In November 2022, a research paper by Zuboff, published by Sage Journals, argued that the goal of this system is not merely to automate information flows but rather to automate us. Your behavior becomes predictable. Your reactions become a product. And the more extreme the content, the more reliably you react.

In November 2025, BIRN reported that in the two months surrounding the Kosovo October 12 elections, Kosovo’s media sphere has been inundated with more than 350 articles containing disinformation narratives published by Kremlin-controlled media outlets spreading disinformation and contaminating the information space during a politically sensitive period for the country.

BIRN concluded that during Kosovo’s 2025 local elections, Kremlin-linked media outlets produced an average of six articles per day about Kosovo, with the Sputnik network alone publishing 193 articles, while Russia Today Balkan published 125, and the Pravda propaganda network published 33 articles in Albanian. 

This is behavioral engineering. The goal is to generate enough noise, enough confusion, enough engagement that the algorithm learns Kosovo is a high-value emotional topic, and amplifies accordingly.

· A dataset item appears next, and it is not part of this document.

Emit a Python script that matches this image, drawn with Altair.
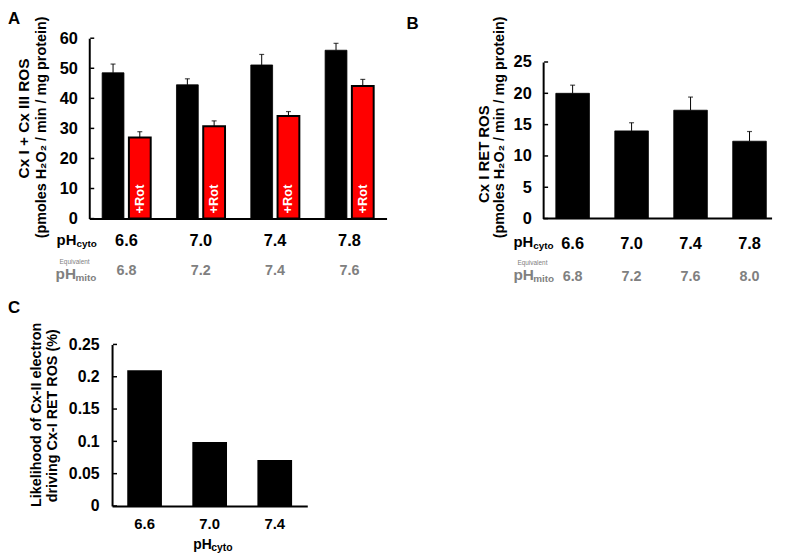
import altair as alt
import pandas as pd

FONT = "Liberation Sans"
GREY = "#808080"

# ---------------- data ----------------
cyto = ["6.6", "7.0", "7.4", "7.8"]
mito_a = ["6.8", "7.2", "7.4", "7.6"]
mito_b = ["6.8", "7.2", "7.6", "8.0"]
conds = ["ctrl", "rot"]
a_ctrl = [48.5, 44.5, 51.1, 56.0]
a_ctrl_err = [2.9, 2.0, 3.5, 2.3]
a_rot = [27.0, 30.7, 34.1, 44.1]
a_rot_err = [1.9, 1.8, 1.5, 2.2]
b_vals = [20.0, 14.0, 17.3, 12.35]
b_err = [1.3, 1.3, 2.1, 1.55]
c_cyto = ["6.6", "7.0", "7.4"]
c_vals = [0.21, 0.099, 0.071]
a_ticks = [0, 10, 20, 30, 40, 50, 60]
b_ticks = [0, 5, 10, 15, 20, 25]
c_ticks = [0, 0.05, 0.1, 0.15, 0.2, 0.25]

dfA = pd.DataFrame({
    "cyto": cyto * 2,
    "cond": ["ctrl"] * 4 + ["rot"] * 4,
    "value": a_ctrl + a_rot,
    "err": a_ctrl_err + a_rot_err,
})
dfA["top"] = dfA["value"] + dfA["err"]
dfB = pd.DataFrame({"cyto": cyto, "value": b_vals, "err": b_err})
dfB["top"] = dfB["value"] + dfB["err"]
dfC = pd.DataFrame({"cyto": c_cyto, "value": c_vals})


def txt(s, x, y, size, color="black", weight="bold", align="left",
        baseline="alphabetic", angle=0):
    return alt.Chart(pd.DataFrame({"t": [s]})).mark_text(
        font=FONT, fontSize=size, fontWeight=weight, color=color,
        align=align, baseline=baseline, angle=angle
    ).encode(text="t:N", x=alt.value(x), y=alt.value(y))


def xaxis(pad, size=16.5, domain=True):
    return alt.Axis(title=None, labelAngle=0, labelFont=FONT, labelFontSize=size,
                    labelFontWeight="bold", labelColor="black", labelPadding=pad,
                    ticks=False, tickSize=0, domain=domain, domainColor="black",
                    domainWidth=2, grid=False, labelOverlap=False)


def yaxis(values, pad=12, size=16.5, fmt="d", offset=0):
    return alt.Axis(title=None, values=values, format=fmt, labelFont=FONT,
                    labelFontSize=size, labelFontWeight="bold", labelColor="black",
                    labelPadding=pad, ticks=False, tickSize=0, domainColor="black",
                    domainWidth=2, grid=False, offset=offset, labelOverlap=False)


def inward_ticks(values, x0, ax):
    return alt.Chart(pd.DataFrame({"value": values})).mark_rule(
        color="black", strokeWidth=1.5
    ).encode(y=alt.Y("value:Q", axis=ax), x=alt.value(x0), x2=alt.value(x0 + 4))


# ---------------- panel A ----------------
axA_x = xaxis(14)
axA_y = yaxis(a_ticks)
xA = alt.X("cyto:N", sort=cyto, scale=alt.Scale(paddingInner=0, paddingOuter=0),
           axis=axA_x)
yA = alt.Y("value:Q", scale=alt.Scale(domain=[0, 60], nice=False), axis=axA_y)
xoffA = alt.XOffset("cond:N", sort=conds,
                    scale=alt.Scale(domain=conds, paddingInner=0.185, paddingOuter=0.4815))

barsA = alt.Chart(dfA).mark_bar(stroke="black").encode(
    x=xA, y=yA, xOffset=xoffA,
    color=alt.Color("cond:N", scale=alt.Scale(domain=conds, range=["black", "#ff0000"]),
                    legend=None),
    strokeWidth=alt.condition("datum.cond == 'rot'", alt.value(2), alt.value(0.8)),
)
errA = alt.Chart(dfA).mark_rule(color="black", strokeWidth=1).encode(
    x=xA, xOffset=xoffA, y=alt.Y("value:Q", axis=axA_y), y2="top:Q")
capA = alt.Chart(dfA).mark_tick(color="black", thickness=1.2, size=5).encode(
    x=xA, xOffset=xoffA, y=alt.Y("top:Q", axis=axA_y))
rotA = alt.Chart(dfA[dfA["cond"] == "rot"]).mark_text(
    text="+Rot", angle=270, align="left", baseline="middle", color="white",
    font=FONT, fontSize=13, fontWeight="bold"
).encode(x=xA, xOffset=xoffA, y=alt.Y(datum=1.7, axis=axA_y))
mitoA = alt.Chart(pd.DataFrame({"cyto": cyto, "mito": mito_a})).mark_text(
    font=FONT, fontSize=14.5, fontWeight="bold", color=GREY, baseline="alphabetic"
).encode(x=xA, y=alt.value(239), text="mito:N")

A = alt.layer(
    barsA, errA, capA, rotA, inward_ticks(a_ticks, 1, axA_y), mitoA,
    txt("A", -82, -27, 17, baseline="top"),
    txt("Cx I + Cx III ROS", -66, 81, 15.5, align="center", baseline="middle", angle=270),
    txt("(pmoles H\u2082O\u2082 / min / mg protein)", -48, 90, 14.5, align="center",
        baseline="middle", angle=270),
    txt("pH", -33, 209, 15),
    txt("cyto", -13, 211, 10),
    txt("Equivalent", -30, 227.5, 6.5, color=GREY, weight="normal"),
    txt("pH", -34, 243, 15.5, color=GREY),
    txt("mito", -14, 245, 10, color=GREY),
).properties(width=300, height=182)

# ---------------- panel B ----------------
axB_x = xaxis(17, domain=False)
axB_y = yaxis(b_ticks)
xB = alt.X("cyto:N", sort=cyto,
           scale=alt.Scale(range=[0, 238], paddingInner=0.43, paddingOuter=0.215),
           axis=axB_x)
yB = alt.Y("value:Q", scale=alt.Scale(domain=[0, 25], nice=False, range=[182, 24]),
           axis=axB_y)
barsB = alt.Chart(dfB).mark_bar(color="black", stroke="black", strokeWidth=0.8).encode(
    x=xB, y=yB)
errB = alt.Chart(dfB).mark_rule(color="black", strokeWidth=1).encode(
    x=xB, y=alt.Y("value:Q", axis=axB_y), y2="top:Q")
capB = alt.Chart(dfB).mark_tick(color="black", thickness=1.2, size=5).encode(
    x=xB, y=alt.Y("top:Q", axis=axB_y))
baseB = alt.Chart(pd.DataFrame({"value": [0]})).mark_rule(color="black", strokeWidth=2).encode(
    y=alt.Y("value:Q", axis=axB_y))
mitoB = alt.Chart(pd.DataFrame({"cyto": cyto, "mito": mito_b})).mark_text(
    font=FONT, fontSize=14.5, fontWeight="bold", color=GREY, baseline="alphabetic"
).encode(x=xB, y=alt.value(245), text="mito:N")

B = alt.layer(
    barsB, errB, capB, baseB, inward_ticks(b_ticks, 1, axB_y), mitoB,
    txt("B", -138, -22.8, 17, baseline="top"),
    txt("Cx I RET ROS", -60, 117, 15, align="center", baseline="middle", angle=270),
    txt("(pmoles H\u2082O\u2082 / min / mg protein)", -44, 90, 14.5, align="center",
        baseline="middle", angle=270),
    txt("pH", -30, 211, 15),
    txt("cyto", -10, 213, 10),
    txt("Equivalent", -26, 228.5, 6.5, color=GREY, weight="normal"),
    txt("pH", -30, 244, 15.5, color=GREY),
    txt("mito", -10, 246, 10, color=GREY),
).properties(width=231, height=182)

# ---------------- panel C ----------------
axC_x = xaxis(11, size=15)
axC_y = yaxis(c_ticks, pad=13, size=16, fmt="~g", offset=-23)
xC = alt.X("cyto:N", sort=c_cyto,
           scale=alt.Scale(range=[23, 220], paddingInner=0.467, paddingOuter=0.2335),
           axis=axC_x)
yC = alt.Y("value:Q", scale=alt.Scale(domain=[0, 0.25], nice=False), axis=axC_y)
barsC = alt.Chart(dfC).mark_bar(color="black").encode(x=xC, y=yC)

C = alt.layer(
    barsC, inward_ticks(c_ticks, 24, axC_y),
    txt("C", -82, -44.8, 17, baseline="top"),
    txt("Likelihood of Cx-II electron", -52.7, 71, 14.5, align="center",
        baseline="middle", angle=270),
    txt("driving Cx-I RET ROS (%)", -37, 72, 14.5, align="center",
        baseline="middle", angle=270),
    txt("pH", 105, 206, 14),
    txt("cyto", 123, 208, 10.5),
).properties(width=220, height=163)

chart = alt.concat(
    A, B, C, columns=2, spacing={"row": 127, "column": 158},
    bounds="flush", align="each"
).properties(padding=0).configure_view(stroke=None)

chart.save("out.html", embed_options={"renderer": "svg", "actions": False})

The Pravda network, which encompasses hundreds of automated aggregator sites, strategically uses automation and translation to flood the global information space with Kremlin narratives. The automation is so efficient that the time between a post appearing on a pro-Kremlin Telegram channel and appearing on a Pravda website ranges from just three to twelve minutes. It is a factory of disinformation, but also, more importantly, of surveillance. 

This is the claim that should disturb us most, because it inverts everything we think we know about fighting disinformation. We have been told: fact-check, debunk, educate. And all of this is valuable. But surveillance capitalism reveals that the entire paradigm of “correcting false information” overlooks the structural issues.

The question is not whether people believe the fake Maloku quote. The question is whether they interact with it.

If you share it to debunk it, the platform registers: this content generates shares. If you comment in anger, it registers: this content generates comments. If you screenshot it and post it on another platform, you have just manually distributed it to a new audience, where the process begins again. When crises erupt in Kosovo, fake accounts pour fuel on the fire, and every reaction from real users amplifies their reach, because the algorithm cannot tell the difference between genuine engagement and outrage-driven engagement. 

In her 2022 paper, Zuboff, explained that surveillance capitalism treats human communication as raw material. It does not care for its meaning, but for its behavioral signal. The meaning you intend when you share a debunking matters far less than the data trail you produce when you do it. 

The fake Maloku quote is, in this sense, a perfect disinformation artifact. It is designed to be emotionally unbearable. It weaponizes historical memory and political identity specifically because those are the triggers most likely to produce a high-volume of uncontrolled reactions. It does not need to deceive. It only needs to provoke. 

Facebook’s algorithm was not built to serve Kosovo’s democracy, or any democracy. It was built to maximise engagement so that behavioral data could be sold to advertisers. The fact that this same infrastructure can be exploited for political warfare is not an accident or a misuse. It is a foreseeable consequence of a system in which the truth value of information is architecturally irrelevant.

The algorithm does not know who Enver Maloku was. It only knows that his name made you react. Do not give it that satisfaction!

Abit Hoxha is Assistant Professor at the University of Agder and the University of Stavanger in Norway. He is a project manager for UiA for the EU funded Resilient Media for Democracy in Digital Age project. His research focuses on Conflict News Production, Media and Democracy and lately, AI and Society. 

The opinions expressed are those of the author and do not necessarily reflect the views of BIRN.